#### Provided data:
##############################

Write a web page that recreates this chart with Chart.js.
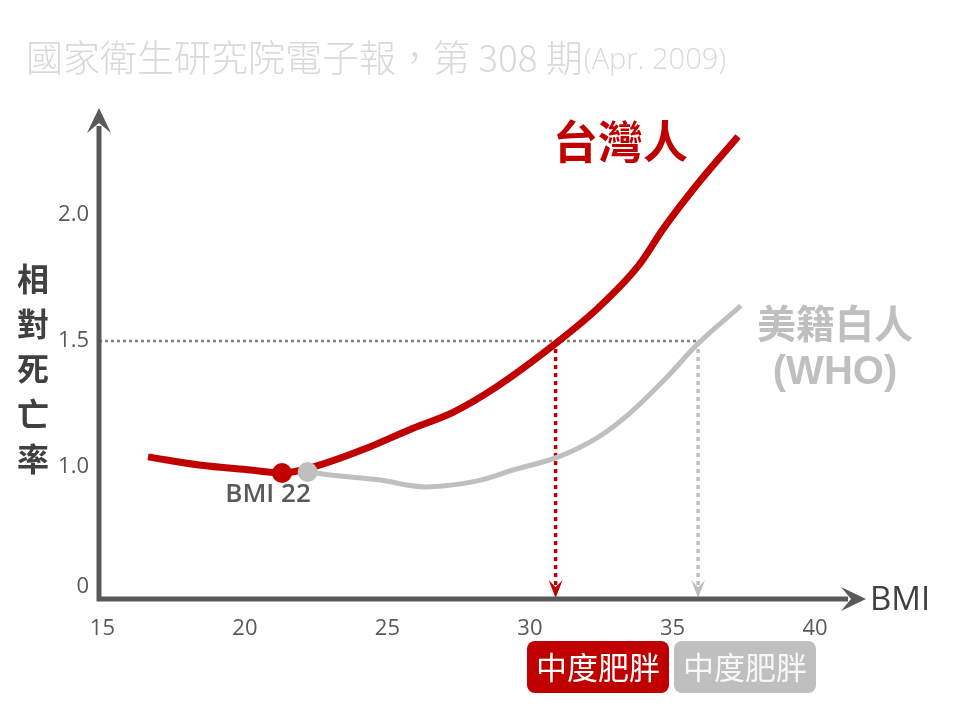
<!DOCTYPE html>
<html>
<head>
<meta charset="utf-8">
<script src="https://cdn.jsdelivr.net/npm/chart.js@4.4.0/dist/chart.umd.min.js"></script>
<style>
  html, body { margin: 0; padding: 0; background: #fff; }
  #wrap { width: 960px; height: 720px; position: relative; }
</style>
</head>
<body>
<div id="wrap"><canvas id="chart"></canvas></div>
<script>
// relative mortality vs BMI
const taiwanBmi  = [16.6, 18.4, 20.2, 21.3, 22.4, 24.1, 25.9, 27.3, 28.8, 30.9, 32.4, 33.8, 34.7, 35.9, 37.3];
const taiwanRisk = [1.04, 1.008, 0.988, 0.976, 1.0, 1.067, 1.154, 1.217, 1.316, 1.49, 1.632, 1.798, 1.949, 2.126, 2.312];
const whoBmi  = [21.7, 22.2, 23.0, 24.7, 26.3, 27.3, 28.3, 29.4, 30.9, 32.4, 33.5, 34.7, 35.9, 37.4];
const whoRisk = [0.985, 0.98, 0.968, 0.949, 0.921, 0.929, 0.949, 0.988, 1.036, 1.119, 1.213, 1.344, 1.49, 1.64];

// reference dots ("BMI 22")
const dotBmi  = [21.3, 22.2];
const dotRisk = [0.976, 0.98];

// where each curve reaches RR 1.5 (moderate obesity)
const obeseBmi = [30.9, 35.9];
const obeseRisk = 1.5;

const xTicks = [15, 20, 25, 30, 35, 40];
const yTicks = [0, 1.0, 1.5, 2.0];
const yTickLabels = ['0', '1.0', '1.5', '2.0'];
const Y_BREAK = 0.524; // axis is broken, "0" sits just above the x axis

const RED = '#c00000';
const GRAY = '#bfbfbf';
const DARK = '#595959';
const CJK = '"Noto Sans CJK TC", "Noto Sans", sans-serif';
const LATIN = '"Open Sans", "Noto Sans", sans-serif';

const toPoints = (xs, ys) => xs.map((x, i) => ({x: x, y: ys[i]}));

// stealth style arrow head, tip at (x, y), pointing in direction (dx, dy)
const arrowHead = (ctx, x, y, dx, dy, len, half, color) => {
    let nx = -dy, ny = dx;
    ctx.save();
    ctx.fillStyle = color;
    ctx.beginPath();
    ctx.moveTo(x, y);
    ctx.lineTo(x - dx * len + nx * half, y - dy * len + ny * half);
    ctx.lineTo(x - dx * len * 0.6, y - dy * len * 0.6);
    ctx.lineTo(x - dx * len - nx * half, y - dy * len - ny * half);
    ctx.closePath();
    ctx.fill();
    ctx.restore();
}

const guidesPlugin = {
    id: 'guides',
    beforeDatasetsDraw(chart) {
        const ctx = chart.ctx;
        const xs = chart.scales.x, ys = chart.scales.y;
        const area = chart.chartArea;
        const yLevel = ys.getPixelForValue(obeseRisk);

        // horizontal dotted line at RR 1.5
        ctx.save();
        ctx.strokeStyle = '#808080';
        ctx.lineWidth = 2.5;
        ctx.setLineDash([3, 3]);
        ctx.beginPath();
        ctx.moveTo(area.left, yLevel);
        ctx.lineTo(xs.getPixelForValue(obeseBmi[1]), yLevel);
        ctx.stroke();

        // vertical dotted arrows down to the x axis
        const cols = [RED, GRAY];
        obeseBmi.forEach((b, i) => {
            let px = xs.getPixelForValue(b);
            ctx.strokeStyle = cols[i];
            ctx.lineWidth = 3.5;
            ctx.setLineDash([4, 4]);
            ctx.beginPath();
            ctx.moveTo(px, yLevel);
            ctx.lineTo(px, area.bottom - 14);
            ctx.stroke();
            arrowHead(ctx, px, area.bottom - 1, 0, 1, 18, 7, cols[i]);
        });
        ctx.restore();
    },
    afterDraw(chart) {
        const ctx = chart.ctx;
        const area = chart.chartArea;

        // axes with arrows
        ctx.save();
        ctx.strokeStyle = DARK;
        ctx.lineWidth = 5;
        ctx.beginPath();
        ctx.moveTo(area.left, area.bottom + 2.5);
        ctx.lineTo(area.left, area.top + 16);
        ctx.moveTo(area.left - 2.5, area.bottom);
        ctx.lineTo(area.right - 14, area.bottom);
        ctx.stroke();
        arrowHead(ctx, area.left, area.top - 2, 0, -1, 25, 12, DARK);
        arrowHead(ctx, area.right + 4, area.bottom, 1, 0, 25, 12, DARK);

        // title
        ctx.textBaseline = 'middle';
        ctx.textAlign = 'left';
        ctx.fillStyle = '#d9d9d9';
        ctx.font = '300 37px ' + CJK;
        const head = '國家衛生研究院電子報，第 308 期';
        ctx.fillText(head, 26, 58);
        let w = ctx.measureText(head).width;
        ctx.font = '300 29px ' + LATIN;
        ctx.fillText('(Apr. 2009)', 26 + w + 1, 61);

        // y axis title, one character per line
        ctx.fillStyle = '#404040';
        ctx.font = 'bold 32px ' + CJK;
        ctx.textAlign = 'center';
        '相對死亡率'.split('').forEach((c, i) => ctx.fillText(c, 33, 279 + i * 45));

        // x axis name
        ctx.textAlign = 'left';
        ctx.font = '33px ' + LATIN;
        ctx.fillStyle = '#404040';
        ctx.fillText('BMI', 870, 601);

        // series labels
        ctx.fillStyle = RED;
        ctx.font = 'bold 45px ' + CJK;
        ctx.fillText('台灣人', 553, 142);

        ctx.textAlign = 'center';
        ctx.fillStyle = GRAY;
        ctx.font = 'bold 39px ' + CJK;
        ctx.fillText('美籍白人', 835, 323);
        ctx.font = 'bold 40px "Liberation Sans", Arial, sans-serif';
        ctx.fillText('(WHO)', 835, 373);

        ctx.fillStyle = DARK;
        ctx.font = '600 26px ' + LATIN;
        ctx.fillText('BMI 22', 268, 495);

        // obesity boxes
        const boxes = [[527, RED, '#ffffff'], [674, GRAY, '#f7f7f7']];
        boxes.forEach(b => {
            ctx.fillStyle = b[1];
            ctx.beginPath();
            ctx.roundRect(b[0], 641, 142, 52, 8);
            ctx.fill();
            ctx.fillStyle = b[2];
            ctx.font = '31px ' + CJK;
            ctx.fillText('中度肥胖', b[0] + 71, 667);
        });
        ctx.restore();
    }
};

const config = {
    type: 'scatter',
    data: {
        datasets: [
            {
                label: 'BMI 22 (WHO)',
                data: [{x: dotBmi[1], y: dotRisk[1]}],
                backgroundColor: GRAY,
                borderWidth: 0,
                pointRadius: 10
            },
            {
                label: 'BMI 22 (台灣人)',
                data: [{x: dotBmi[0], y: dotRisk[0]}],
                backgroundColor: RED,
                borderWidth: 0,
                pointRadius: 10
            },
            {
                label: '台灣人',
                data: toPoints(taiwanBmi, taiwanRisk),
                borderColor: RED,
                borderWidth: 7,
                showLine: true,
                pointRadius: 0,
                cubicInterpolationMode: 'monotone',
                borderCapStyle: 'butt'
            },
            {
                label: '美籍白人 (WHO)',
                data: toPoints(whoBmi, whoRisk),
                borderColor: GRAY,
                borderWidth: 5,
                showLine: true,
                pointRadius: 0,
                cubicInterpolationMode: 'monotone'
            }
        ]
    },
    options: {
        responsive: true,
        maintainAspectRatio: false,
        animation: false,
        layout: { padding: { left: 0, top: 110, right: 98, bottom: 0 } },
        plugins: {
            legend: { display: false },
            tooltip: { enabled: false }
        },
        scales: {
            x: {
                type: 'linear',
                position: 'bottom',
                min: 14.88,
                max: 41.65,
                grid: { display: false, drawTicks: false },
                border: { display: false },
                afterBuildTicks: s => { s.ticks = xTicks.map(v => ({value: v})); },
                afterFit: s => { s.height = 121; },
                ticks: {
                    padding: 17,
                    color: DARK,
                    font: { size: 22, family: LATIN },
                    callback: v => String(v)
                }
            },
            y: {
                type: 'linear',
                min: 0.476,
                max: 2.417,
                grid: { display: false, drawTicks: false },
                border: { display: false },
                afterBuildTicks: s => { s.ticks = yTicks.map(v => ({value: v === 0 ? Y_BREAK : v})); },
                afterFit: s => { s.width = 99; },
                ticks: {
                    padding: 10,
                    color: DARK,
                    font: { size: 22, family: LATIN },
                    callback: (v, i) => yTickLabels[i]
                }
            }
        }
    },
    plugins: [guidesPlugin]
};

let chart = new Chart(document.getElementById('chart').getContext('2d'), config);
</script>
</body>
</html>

##############################

#### The request:
Would you reproduce the lines above, from the very first through the line containing "const obeseRisk = 1.5;", exactly and without the pictures?

#### Task solution:
Write a web page that recreates this chart with Chart.js.
<!DOCTYPE html>
<html>
<head>
<meta charset="utf-8">
<script src="https://cdn.jsdelivr.net/npm/chart.js@4.4.0/dist/chart.umd.min.js"></script>
<style>
  html, body { margin: 0; padding: 0; background: #fff; }
  #wrap { width: 960px; height: 720px; position: relative; }
</style>
</head>
<body>
<div id="wrap"><canvas id="chart"></canvas></div>
<script>
// relative mortality vs BMI
const taiwanBmi  = [16.6, 18.4, 20.2, 21.3, 22.4, 24.1, 25.9, 27.3, 28.8, 30.9, 32.4, 33.8, 34.7, 35.9, 37.3];
const taiwanRisk = [1.04, 1.008, 0.988, 0.976, 1.0, 1.067, 1.154, 1.217, 1.316, 1.49, 1.632, 1.798, 1.949, 2.126, 2.312];
const whoBmi  = [21.7, 22.2, 23.0, 24.7, 26.3, 27.3, 28.3, 29.4, 30.9, 32.4, 33.5, 34.7, 35.9, 37.4];
const whoRisk = [0.985, 0.98, 0.968, 0.949, 0.921, 0.929, 0.949, 0.988, 1.036, 1.119, 1.213, 1.344, 1.49, 1.64];

// reference dots ("BMI 22")
const dotBmi  = [21.3, 22.2];
const dotRisk = [0.976, 0.98];

// where each curve reaches RR 1.5 (moderate obesity)
const obeseBmi = [30.9, 35.9];
const obeseRisk = 1.5;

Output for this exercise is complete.